Proprio facendo leva su questa disposizione, attuativa del principio di autodichia delle Camere, espresso dall'art. 66 Cost., la giurisprudenza di legittimità ha avuto modo di affermare che “ ogni questione concernente le operazioni elettorali, ivi comprese quelle relative all'ammissione delle liste, compete in via esclusiva al giudizio di dette Camere, restando così preclusa qualsivoglia possibilità di intervento in proposito di qualsiasi autorità giudiziaria ” (Cass. civ., SS.UU., n. 9151/2008).
Non ignora il Collegio che, con un recente arresto, la giurisprudenza costituzionale ha avuto modo di ritenere che “ il tenore dell'art. 66 Cost. non sottrae affatto al giudice ordinario, quale giudice naturale dei diritti, la competenza a conoscere della violazione del diritto di elettorato passivo nella fase antecedente alle elezioni, quando non si ragiona né di componenti eletti di un'assemblea parlamentare né dei loro titoli di ammissione ” (Corte Cost., n. 48/2021).

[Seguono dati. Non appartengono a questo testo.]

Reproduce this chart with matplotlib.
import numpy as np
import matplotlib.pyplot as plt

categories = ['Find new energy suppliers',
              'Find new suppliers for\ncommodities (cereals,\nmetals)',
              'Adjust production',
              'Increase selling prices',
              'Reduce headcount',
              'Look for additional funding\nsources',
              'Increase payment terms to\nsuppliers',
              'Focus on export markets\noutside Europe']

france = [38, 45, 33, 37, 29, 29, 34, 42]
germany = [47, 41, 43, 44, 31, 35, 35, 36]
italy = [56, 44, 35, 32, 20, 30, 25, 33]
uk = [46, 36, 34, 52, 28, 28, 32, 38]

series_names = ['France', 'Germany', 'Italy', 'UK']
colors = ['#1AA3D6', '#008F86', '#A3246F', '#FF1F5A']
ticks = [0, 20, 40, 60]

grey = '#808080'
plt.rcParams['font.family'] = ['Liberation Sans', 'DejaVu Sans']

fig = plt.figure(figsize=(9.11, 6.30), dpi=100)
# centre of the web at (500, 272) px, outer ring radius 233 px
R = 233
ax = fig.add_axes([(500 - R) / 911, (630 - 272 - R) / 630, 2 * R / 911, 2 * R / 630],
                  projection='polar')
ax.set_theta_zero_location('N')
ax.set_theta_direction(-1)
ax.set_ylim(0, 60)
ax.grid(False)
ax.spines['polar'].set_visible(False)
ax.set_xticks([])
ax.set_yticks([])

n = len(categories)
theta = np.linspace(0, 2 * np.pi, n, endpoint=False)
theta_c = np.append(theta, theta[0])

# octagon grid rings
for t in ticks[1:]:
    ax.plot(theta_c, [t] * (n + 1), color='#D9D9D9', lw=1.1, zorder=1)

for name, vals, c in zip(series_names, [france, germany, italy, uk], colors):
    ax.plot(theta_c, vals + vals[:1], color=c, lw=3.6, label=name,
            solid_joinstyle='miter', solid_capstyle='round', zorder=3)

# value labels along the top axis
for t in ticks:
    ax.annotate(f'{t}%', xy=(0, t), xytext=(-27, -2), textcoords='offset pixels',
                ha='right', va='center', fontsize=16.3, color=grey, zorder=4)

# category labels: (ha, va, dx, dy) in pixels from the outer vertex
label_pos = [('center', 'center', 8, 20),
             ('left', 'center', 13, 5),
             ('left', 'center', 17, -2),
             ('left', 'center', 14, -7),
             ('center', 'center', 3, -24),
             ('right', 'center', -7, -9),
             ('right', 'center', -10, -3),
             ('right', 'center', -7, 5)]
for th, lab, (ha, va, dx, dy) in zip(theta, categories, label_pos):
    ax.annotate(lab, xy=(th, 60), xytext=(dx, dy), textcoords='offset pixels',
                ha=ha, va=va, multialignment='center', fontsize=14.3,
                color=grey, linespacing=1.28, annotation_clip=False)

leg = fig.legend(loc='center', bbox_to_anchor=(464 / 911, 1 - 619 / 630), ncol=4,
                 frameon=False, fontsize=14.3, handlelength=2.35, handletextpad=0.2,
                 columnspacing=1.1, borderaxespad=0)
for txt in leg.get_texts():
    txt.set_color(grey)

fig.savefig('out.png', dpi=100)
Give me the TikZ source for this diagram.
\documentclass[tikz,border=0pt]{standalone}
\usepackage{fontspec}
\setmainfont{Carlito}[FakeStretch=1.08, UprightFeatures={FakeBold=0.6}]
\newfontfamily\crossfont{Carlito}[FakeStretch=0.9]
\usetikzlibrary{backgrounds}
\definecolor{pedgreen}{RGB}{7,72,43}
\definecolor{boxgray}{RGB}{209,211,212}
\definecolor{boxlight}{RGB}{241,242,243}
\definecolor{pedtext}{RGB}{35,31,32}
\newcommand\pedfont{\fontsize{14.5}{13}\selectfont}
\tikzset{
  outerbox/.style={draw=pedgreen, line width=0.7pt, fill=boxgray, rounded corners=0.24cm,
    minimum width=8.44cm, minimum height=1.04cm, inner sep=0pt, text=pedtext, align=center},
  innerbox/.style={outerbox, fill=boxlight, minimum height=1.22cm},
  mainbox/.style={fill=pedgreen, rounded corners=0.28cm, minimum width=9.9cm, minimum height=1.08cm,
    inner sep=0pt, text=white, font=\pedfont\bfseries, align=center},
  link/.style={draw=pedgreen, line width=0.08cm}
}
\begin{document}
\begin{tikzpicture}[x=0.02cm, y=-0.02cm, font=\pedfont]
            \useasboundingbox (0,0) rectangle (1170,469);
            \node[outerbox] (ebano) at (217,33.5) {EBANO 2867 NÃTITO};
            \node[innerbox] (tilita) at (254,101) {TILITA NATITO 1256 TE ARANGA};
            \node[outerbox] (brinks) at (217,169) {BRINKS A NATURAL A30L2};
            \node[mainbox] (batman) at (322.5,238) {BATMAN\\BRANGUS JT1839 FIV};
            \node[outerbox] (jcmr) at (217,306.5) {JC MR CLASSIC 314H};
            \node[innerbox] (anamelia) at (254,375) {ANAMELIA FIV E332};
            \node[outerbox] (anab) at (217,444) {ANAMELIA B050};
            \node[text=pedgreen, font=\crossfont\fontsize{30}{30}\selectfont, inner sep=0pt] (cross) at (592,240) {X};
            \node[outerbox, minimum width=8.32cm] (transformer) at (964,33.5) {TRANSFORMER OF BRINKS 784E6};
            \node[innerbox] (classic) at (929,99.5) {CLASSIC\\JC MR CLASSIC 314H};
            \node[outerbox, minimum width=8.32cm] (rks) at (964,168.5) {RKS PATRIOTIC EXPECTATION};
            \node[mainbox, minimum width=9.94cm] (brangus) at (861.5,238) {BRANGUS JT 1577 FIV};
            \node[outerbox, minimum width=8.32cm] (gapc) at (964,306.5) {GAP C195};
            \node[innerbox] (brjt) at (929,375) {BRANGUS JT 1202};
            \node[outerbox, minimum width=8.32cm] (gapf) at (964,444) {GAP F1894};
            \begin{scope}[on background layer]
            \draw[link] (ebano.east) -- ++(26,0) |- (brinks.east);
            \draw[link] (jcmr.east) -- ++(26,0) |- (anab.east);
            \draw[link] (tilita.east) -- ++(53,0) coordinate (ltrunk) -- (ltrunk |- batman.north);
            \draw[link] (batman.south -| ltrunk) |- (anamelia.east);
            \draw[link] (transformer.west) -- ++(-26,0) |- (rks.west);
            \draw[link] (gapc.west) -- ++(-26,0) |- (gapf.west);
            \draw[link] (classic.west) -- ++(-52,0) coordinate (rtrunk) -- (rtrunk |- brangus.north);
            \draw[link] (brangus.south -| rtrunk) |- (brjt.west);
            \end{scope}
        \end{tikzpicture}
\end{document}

Tuttavia ciò non toglie che, come pure sembrerebbe evincersi nella pronuncia da ultimo citata, in un quadro in cui è la stessa Costituzione a disporre termini stringenti per il completamento del procedimento per l’elezione delle Camere (in base all'art. 61 Cost., le elezioni delle nuove Camere devono svolgersi entro 70 giorni dalla fine delle precedenti), la semplice devoluzione della controversia al giudice ordinario, in assenza della previsione di un rito ad hoc esperibile dinanzi a quel plesso giurisdizionale, che assicuri una giustizia pre-elettorale tempestiva, si tradurrebbe, di fatto, in una forma di tutela che interviene ad elezioni concluse, precludendo così la possibilità di una tutela giurisdizionale efficace e tempestiva delle situazioni soggettive immediatamente lese dai predetti atti.
Né una siffatta lesione di interessi costituzionalmente tutelati potrebbe formare oggetto, in questa sede, di un incidente di legittimità costituzionale – finanche sollevato d’ufficio – difettando in capo a questo giudice, per le ragioni sopra espresse, l’autorità per decidere la controversia in questione.
In definitiva, pertanto, va dichiarato il difetto assoluto di giurisdizione in ordine al contenzioso introdotto con il presente ricorso.
Le spese di lite seguono la soccombenza e sono liquidate, in favore della parte pubblica, nella misura indicata in dispositivo.